■青森県内では主として奥羽山脈が、青森市東部の東岳山地・夏泊半島を形成し、その延長部が下北山地となる。山地としては出羽山地の北縁部にあたる県西部の白神山地の他、八戸南東部には北部北上帯の一部である階上山地が存在する。
■丘陵地は比較的占有面積が小さく、三戸丘陵、砂小又丘陵、大釈迦丘陵などが代表的である。
■台地としてはロ−ムに被覆された広大な六ヶ所台地などがある。
■低地は津軽平野が県内最大で、その他、青森・八戸・むつなどの主要都市にも低地が分布し、軟弱地盤を形成している。
■青森県の地質は新第三系(中新統・鮮新統)の地層が基盤の主体となっており、奥羽山脈から西側の日本海までの地域と下北半島には新第三系を特徴づけるグリ−ンタフが分布する。
■近年の衛星写真分析などから、新第三系の古いカルデラ(沖浦カルデラ,碇ケ関カルデラ)が発見されている。
■県内の第四紀火山には、岩木山、八甲田・十和田火山群、恐山火山などがあり、軽石流凝灰岩(しらす)や降下火山灰(ロ−ム)は、県中央部から太平洋岸の山地,丘陵地、台地に厚く分布し、この地域の代表的な第四紀洪積世の地層を形成している。更新統は丘陵地、台地、および低地の深部に広く分布し、シルト・粘土、砂、礫などの未固結堆積物からなる。完新統は各低地に広く分布し、泥炭、シルト・粘土、砂、礫などからなる(特に泥炭は平野面積の約10%を占める)。
■また、丘陵地、台地に発達する開析谷には、泥炭やシルト・粘土からなる軟弱地盤が分布することが多い。
■新第三系の地層が主体となっており、地域的には弘前市西側〜南側,津軽・夏泊・下北の半島部に多く分布する。軟岩は一般に圧縮強度100〜200kgf/cm2以下であり、亀裂の発達や風化の程度などを考慮して評価する必要がある。
■土丹に相当する岩は圧縮強度は10kgf/cm2 程度(N値=50以上)であったが、風化した土丹(N値=10〜40程度)を切土した場合に表層部の崩壊が発生しやすいため、勾配を緩くしたり、植生で保護するなどの対策がとられた事例もある。

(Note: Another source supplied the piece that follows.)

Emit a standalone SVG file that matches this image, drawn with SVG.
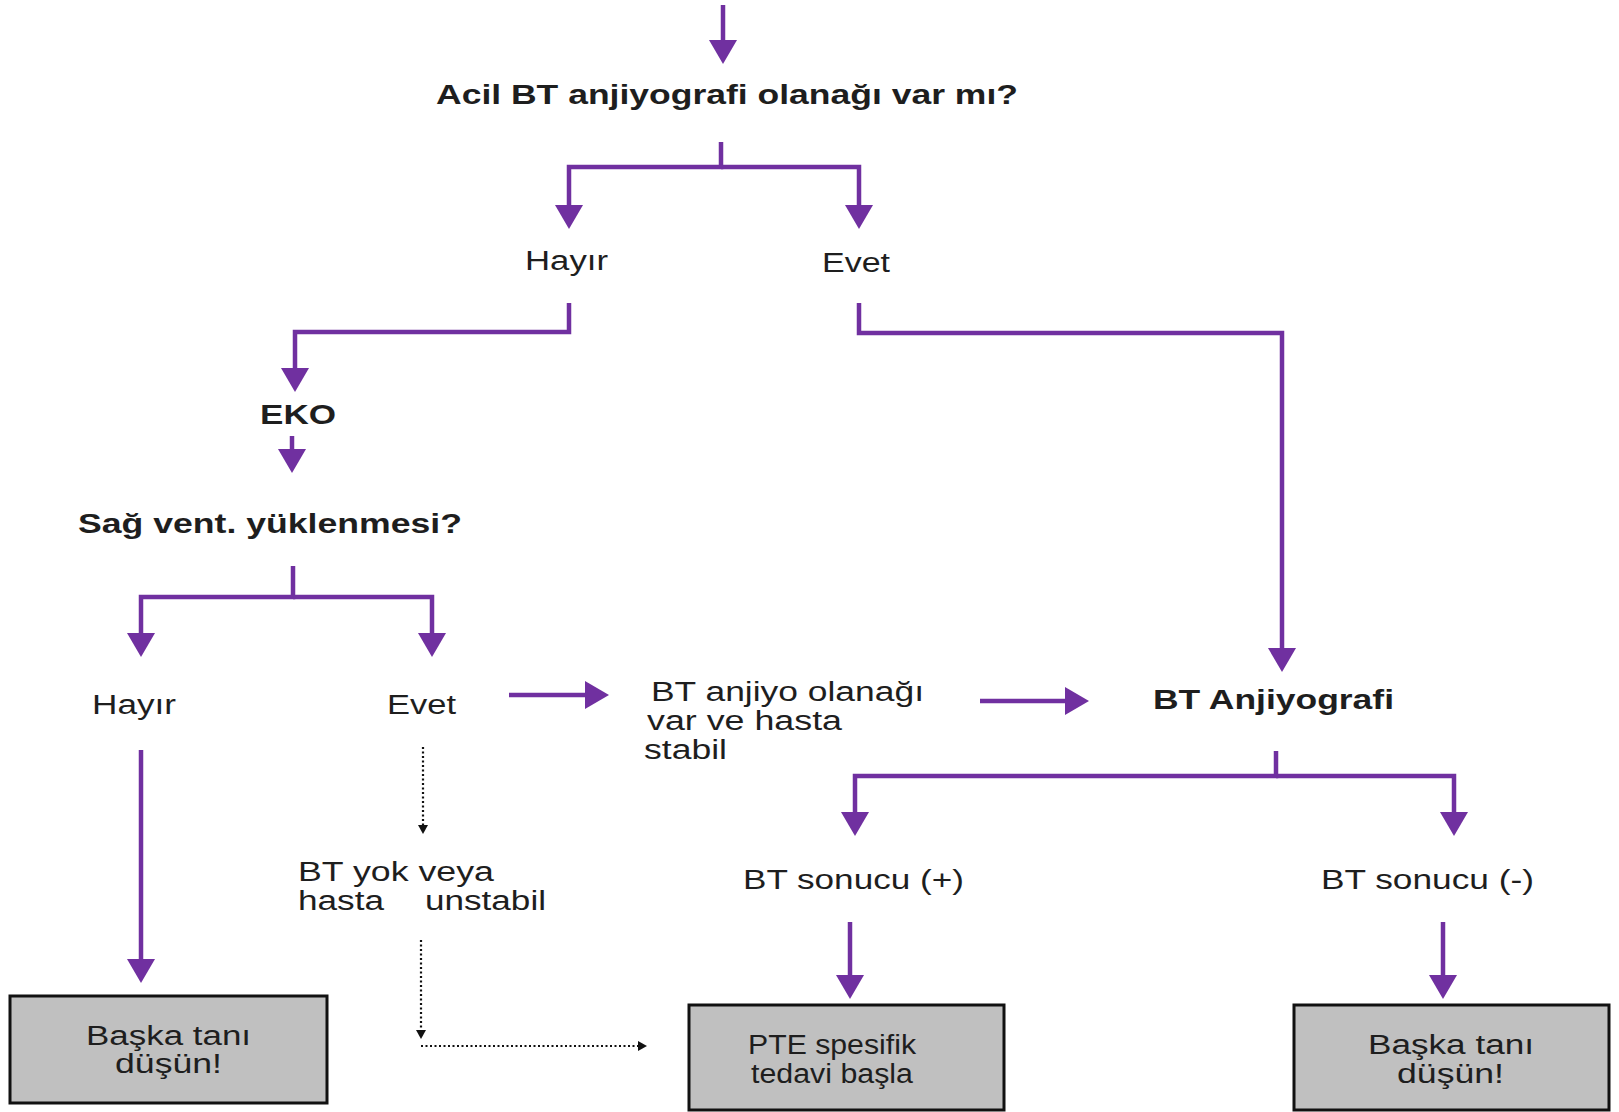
<svg xmlns="http://www.w3.org/2000/svg" width="1619" height="1112" viewBox="0 0 1619 1112">
<style>
.t{font-family:"Liberation Sans",Arial,sans-serif;font-size:27px;fill:#1e1e1e}
.b{font-weight:bold}
.c{fill:none;stroke:#7030a0;stroke-width:4.5}
.d{fill:none;stroke:#111;stroke-width:2.2;stroke-dasharray:2 2.5}
.box{fill:#c0c0c0;stroke:#111;stroke-width:3}
</style>
<defs>
<marker id="ah" markerUnits="userSpaceOnUse" markerWidth="26" markerHeight="28" refX="2" refY="14" orient="auto" viewBox="0 0 24 28">
<path d="M0,0 L24,14 L0,28 z" fill="#7030a0"/>
</marker>
<marker id="sh" markerUnits="userSpaceOnUse" markerWidth="10" markerHeight="10" refX="1" refY="5" orient="auto" viewBox="0 0 9 10">
<path d="M0,0 L9,5 L0,10 z" fill="#111"/>
</marker>
</defs>
<rect width="1619" height="1112" fill="#fff"/>
<g id="connectors">
<path class="c" d="M723,5 V42" marker-end="url(#ah)"/>
<path class="c" d="M721,142 V167 H569 V207" marker-end="url(#ah)"/>
<path class="c" d="M721,167 H859 V207" marker-end="url(#ah)"/>
<path class="c" d="M569,303 V332 H295 V370" marker-end="url(#ah)"/>
<path class="c" d="M859,303 V333 H1282 V650" marker-end="url(#ah)"/>
<path class="c" d="M292,436 V451" marker-end="url(#ah)"/>
<path class="c" d="M293,566 V597 H141 V635" marker-end="url(#ah)"/>
<path class="c" d="M293,597 H432 V635" marker-end="url(#ah)"/>
<path class="c" d="M141,750 V961" marker-end="url(#ah)"/>
<path class="c" d="M509,695 H587" marker-end="url(#ah)"/>
<path class="c" d="M980,701 H1067" marker-end="url(#ah)"/>
<path class="c" d="M1276,751 V776 H855 V814" marker-end="url(#ah)"/>
<path class="c" d="M1276,776 H1454 V814" marker-end="url(#ah)"/>
<path class="c" d="M850,922 V977" marker-end="url(#ah)"/>
<path class="c" d="M1443,922 V977" marker-end="url(#ah)"/>
<path class="d" d="M423,747 V826" marker-end="url(#sh)"/>
<path class="d" d="M421,940 V1031" marker-end="url(#sh)"/>
<path class="d" d="M421,1046 H639" marker-end="url(#sh)"/>
</g>
<g id="n-title"><text class="t b" x="436" y="104" textLength="582" lengthAdjust="spacingAndGlyphs">Acil BT anjiyografi olanağı var mı?</text></g>
<g id="n-hayir1"><text class="t" x="525" y="270" textLength="83" lengthAdjust="spacingAndGlyphs">Hayır</text></g>
<g id="n-evet1"><text class="t" x="822" y="272" textLength="68" lengthAdjust="spacingAndGlyphs">Evet</text></g>
<g id="n-eko"><text class="t b" x="260" y="424" textLength="76" lengthAdjust="spacingAndGlyphs">EKO</text></g>
<g id="n-sag"><text class="t b" x="78" y="533" textLength="384" lengthAdjust="spacingAndGlyphs">Sağ vent. yüklenmesi?</text></g>
<g id="n-hayir2"><text class="t" x="92" y="714" textLength="84" lengthAdjust="spacingAndGlyphs">Hayır</text></g>
<g id="n-evet2"><text class="t" x="387" y="714" textLength="69" lengthAdjust="spacingAndGlyphs">Evet</text></g>
<g id="n-stabil">
<text class="t" x="651" y="701" textLength="273" lengthAdjust="spacingAndGlyphs">BT anjiyo olanağı</text>
<text class="t" x="647" y="730" textLength="195" lengthAdjust="spacingAndGlyphs">var ve hasta</text>
<text class="t" x="644" y="759" textLength="83" lengthAdjust="spacingAndGlyphs">stabil</text>
</g>
<g id="n-btanj"><text class="t b" x="1153" y="709" textLength="241" lengthAdjust="spacingAndGlyphs">BT Anjiyografi</text></g>
<g id="n-btpos"><text class="t" x="743" y="889" textLength="221" lengthAdjust="spacingAndGlyphs">BT sonucu (+)</text></g>
<g id="n-btneg"><text class="t" x="1321" y="889" textLength="213" lengthAdjust="spacingAndGlyphs">BT sonucu (-)</text></g>
<g id="n-unstabil">
<text class="t" x="298" y="881" textLength="196" lengthAdjust="spacingAndGlyphs">BT yok veya</text>
<text class="t" x="298" y="910" textLength="86" lengthAdjust="spacingAndGlyphs">hasta</text>
<text class="t" x="425" y="910" textLength="121" lengthAdjust="spacingAndGlyphs">unstabil</text>
</g>
<g id="n-box1">
<rect class="box" x="10" y="996" width="317" height="107"/>
<text class="t" x="86" y="1045" textLength="165" lengthAdjust="spacingAndGlyphs">Başka tanı</text>
<text class="t" x="115" y="1073" textLength="107" lengthAdjust="spacingAndGlyphs">düşün!</text>
</g>
<g id="n-pte">
<rect class="box" x="689" y="1005" width="315" height="105"/>
<text class="t" x="748" y="1054" textLength="168" lengthAdjust="spacingAndGlyphs">PTE spesifik</text>
<text class="t" x="751" y="1083" textLength="162" lengthAdjust="spacingAndGlyphs">tedavi başla</text>
</g>
<g id="n-box3">
<rect class="box" x="1294" y="1005" width="315" height="105"/>
<text class="t" x="1368" y="1054" textLength="166" lengthAdjust="spacingAndGlyphs">Başka tanı</text>
<text class="t" x="1397" y="1083" textLength="107" lengthAdjust="spacingAndGlyphs">düşün!</text>
</g>
</svg>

■青森県下では火山灰質粘性土(ロ−ム)を対象とした工事事例が多くなっている。敷均し、転圧の過程で強度低下が著しく機械施工を阻害したり、ロ−ムを用いた高盛土の設計にあたり、安定性の確保に苦慮することが多い(安定処理は生石灰<添加率5%前後>が主体)。
■青森県内には八甲田・十和田両火山を起源とする軽石流堆積物が大量に分布する。この軽石流堆積物は土質工学上の分類でしらすに区分される特殊土で、ほぼ直立した急崖を形成している。浸食されやすいため、後背地からの表流水をのり面に流さないような排水施設の整備やのり面の保護が重要である。
■軟弱地盤の定義は、一般にN値=0〜4の粘性土,N値<10の砂質土をさし、圧密沈下や地震時の液状化対象層となる。軟弱地盤の分布は沖積低地とほぼ一致するとともに、泥炭地盤が多いことが特徴と考えられる。
■一方、1994年三陸はるか沖地震などでは液状化が発生している。津軽平野のなかでも五所川原〜十三湖付近は度々被害を受けており、また青森および八戸地区は港湾の埋立地帯や海岸低地などの限定された地域で発生している。